Mother Angelica, 84, suffered a second major stroke on Christmas Eve 2001 that left her with partial paralysis and impaired speech. The 44 nuns who live at the monastery have watched Mother Angelica struggle since then. “She told me, `You don’t know how hard it is, not being able to communicate,”’ Sister Mary Catherine said.

“I guess it’s hard because of her calling as a communicator,” said Birmingham Bishop David Foley, who visited Mother Angelica last month and gave her an anointing of the sick, which she receives several times a year because of her advanced age and condition. “She was in very good spirits. She’s a wonderful person and has done such good work. She expresses with her eyes and gestures. She’s very upbeat and joyful.”


Although she’s able to speak on occasion, Mother Angelica has been mostly silent.

“If she needs to say something, she’ll say it,” Sister Mary Catherine said. “She makes us laugh.”

Earlier this week (July 22) the nuns dressed Mother Angelica in her Poor Clare nun’s habit and pushed her wheelchair into the visitors’ parlor where she could meet her fans.

“Many of them were crying,” Sister Mary Catherine said. “So many people were in town because of the EWTN Family Celebration.”

“Mother wanted EWTN to be a big family,” said Sister Mary Catherine, who left the cloistered monastery to attend the event.

_ Greg Garrison

Gay, Straight Fans of Tammy Faye Messner Honor Her Online

(RNS) Gay fans and other supporters of the late Tammy Faye Messner have deluged the Internet with messages honoring the ex-wife of disgraced televangelist Jim Bakker in the week after her death.

Messner, who died July 20, was known for her ties to the now-defunct Praise the Lord ministry, which she ran with Bakker before he was embroiled in a sex and money scandal. But she also became prominent in gay circles for her support of people with AIDS that dated to the 1980s.


Gay.com, a Web site of PlanetOut Inc., announced Tuesday (July 24) that it will send its online book of condolences to Messner’s family. It has collected about 24 pages of condolences, but an additional 150 pages were posted after the site announced May 9 that she was seriously ill.

One Gay.com member wrote: “If other Christians followed your example, there would be love not hate in this world. You were a very special lady and a class act.

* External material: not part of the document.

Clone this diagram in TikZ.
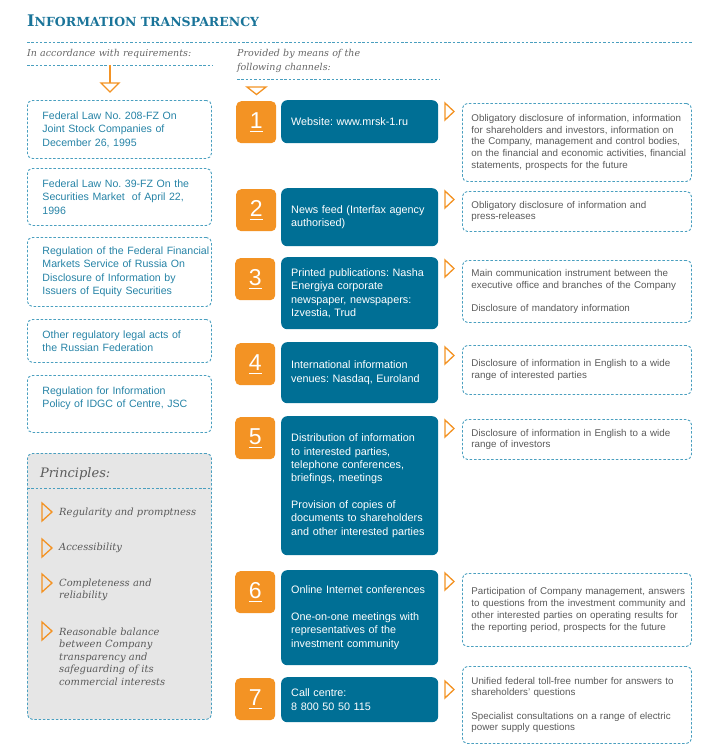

Happy journeys.”

In an interview, Jenny Stewart, Gay.com’s entertainment editor, said she was proud that her site was able to show the spiritual side of its members, with some speaking of Messner’s faith and others of their own.

“I was inspired to find that so many of our members were so spiritual,” said Stewart, who is United Methodist.

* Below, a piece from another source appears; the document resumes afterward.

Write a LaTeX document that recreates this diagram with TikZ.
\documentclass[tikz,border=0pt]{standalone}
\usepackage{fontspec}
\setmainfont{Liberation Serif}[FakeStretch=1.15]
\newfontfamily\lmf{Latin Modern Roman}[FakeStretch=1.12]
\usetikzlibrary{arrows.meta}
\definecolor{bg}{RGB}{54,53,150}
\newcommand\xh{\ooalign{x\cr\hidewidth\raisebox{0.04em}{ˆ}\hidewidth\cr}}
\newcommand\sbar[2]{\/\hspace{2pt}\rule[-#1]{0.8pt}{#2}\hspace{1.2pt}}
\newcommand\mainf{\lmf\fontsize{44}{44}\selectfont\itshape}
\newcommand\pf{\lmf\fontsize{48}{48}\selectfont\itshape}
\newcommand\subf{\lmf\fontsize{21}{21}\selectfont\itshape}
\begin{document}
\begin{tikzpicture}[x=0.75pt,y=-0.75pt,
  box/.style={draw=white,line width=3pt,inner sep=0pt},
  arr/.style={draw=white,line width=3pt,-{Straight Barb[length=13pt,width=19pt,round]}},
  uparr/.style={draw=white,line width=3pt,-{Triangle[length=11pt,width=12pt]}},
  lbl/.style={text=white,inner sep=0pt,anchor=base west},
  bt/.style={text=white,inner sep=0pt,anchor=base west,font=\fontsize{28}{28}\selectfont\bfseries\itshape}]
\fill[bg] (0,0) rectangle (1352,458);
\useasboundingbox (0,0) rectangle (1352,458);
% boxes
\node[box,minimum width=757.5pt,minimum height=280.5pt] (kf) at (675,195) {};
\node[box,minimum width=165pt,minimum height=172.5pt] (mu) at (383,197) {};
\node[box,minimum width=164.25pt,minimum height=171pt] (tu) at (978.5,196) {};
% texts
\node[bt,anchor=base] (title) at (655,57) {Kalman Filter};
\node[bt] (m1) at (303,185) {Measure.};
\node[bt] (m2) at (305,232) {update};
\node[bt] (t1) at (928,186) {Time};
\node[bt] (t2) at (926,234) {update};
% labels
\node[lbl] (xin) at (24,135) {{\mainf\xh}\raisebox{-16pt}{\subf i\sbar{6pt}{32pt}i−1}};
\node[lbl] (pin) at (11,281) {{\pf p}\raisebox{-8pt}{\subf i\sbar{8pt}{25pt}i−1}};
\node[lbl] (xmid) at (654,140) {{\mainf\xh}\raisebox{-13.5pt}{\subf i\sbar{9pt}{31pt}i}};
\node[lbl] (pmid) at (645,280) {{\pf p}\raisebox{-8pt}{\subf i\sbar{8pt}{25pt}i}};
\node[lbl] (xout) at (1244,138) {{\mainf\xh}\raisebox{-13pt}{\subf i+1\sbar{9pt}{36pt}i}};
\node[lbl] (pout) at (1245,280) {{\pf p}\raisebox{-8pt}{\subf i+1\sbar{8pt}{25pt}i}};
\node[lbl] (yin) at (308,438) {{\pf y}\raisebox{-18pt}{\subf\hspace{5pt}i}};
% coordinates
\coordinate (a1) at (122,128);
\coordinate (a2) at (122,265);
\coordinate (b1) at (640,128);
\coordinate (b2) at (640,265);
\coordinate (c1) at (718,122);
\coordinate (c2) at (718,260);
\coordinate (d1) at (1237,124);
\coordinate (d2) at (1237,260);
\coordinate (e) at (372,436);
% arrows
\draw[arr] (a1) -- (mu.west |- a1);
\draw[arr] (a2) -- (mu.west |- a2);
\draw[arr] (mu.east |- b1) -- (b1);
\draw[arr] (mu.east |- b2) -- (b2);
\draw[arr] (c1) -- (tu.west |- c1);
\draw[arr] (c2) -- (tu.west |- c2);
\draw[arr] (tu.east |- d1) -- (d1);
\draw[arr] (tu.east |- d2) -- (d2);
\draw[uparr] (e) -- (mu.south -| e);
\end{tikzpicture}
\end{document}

More than a thousand fans of the late Tammy Faye Messner _ Christian, non-Christian, gay and straight _ have also filled her Web site, http://www.tammyfaye.com,with condolences in the week since her death. They remembered the songs she sang, her co-hosting of the PTL program and her TV visits with CNN’s Larry King.

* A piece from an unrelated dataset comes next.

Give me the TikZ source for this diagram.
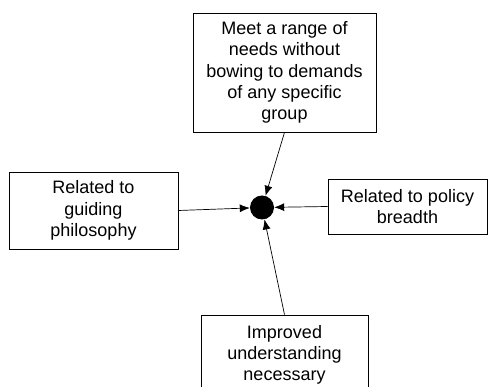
\documentclass[tikz,border=0pt]{standalone}
\usepackage{fontspec}
\setmainfont{Liberation Sans}
\usetikzlibrary{arrows.meta}

\begin{document}
\begin{tikzpicture}[x=1pt,y=1pt,yscale=-1,xscale=1,
  factor/.style={draw,line width=0.8pt,align=center,inner sep=0pt,
    font=\fontsize{18}{21.3}\selectfont},
  link/.style={line width=0.7pt,-{Latex[length=10pt,width=8pt]}}]
%set diagram from 0 to 490, height of 387
\path[use as bounding box,clip] (0,0) rectangle (490,387);

%Shape: Circle [id:dot]
\node[circle,fill,inner sep=0pt,minimum size=24pt] (dot) at (262,207.5) {};
%Shape: Rectangle [id:needs]
\node[factor,minimum width=183pt,minimum height=119pt] (needs) at (284.5,72.5)
  {Meet a range of\\needs without\\bowing to demands\\of any specific\\group};
%Shape: Rectangle [id:philosophy]
\node[factor,minimum width=169pt,minimum height=77pt] (philosophy) at (93.5,210.5)
  {Related to\\guiding\\philosophy};
%Shape: Rectangle [id:breadth]
\node[factor,minimum width=159pt,minimum height=55pt] (breadth) at (407.5,206.5)
  {Related to policy\\breadth};
%Shape: Rectangle [id:understanding]
\node[factor,minimum width=167pt,minimum height=80pt] (understanding) at (284.5,355)
  {Improved\\understanding\\necessary};

%Straight Lines [id:needs-dot]
\draw[link] (needs.south) -- (dot);
%Straight Lines [id:philosophy-dot]
\draw[link] (philosophy.east) -- (dot);
%Straight Lines [id:breadth-dot]
\draw[link] (breadth.west) -- (dot);
%Straight Lines [id:understanding-dot]
\draw[link] (understanding.north) -- (dot);

\end{tikzpicture}
\end{document}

“Her lashes may have been fake, but there was nothing else fake about that lovely, tiny, dynamic lady,” said a writer from Wisconsin. “I may not have believed as she did, but I have never before nor … shall ever again witness such sincerity.”


The Web site tammyfaye.com says a memorial expressing her “love, acceptance and forgiveness” will eventually be built to honor Messner.

_ Adelle M. Banks

Quote of the Day: Pope Benedict XVI

(RNS) “This clash (between evolution and creationism) is an absurdity because on the one hand there is much scientific proof in favor of evolution, which appears as a reality that we must see and which enriches our understanding of life and being as such.”

_ Pope Benedict XVI on the debate between creationism and evolution. The pope went on to say that evolution falls short of answering “the great philosophical question `where does everything come from?”’ He was quoted by the Reuters News Agency (July 26).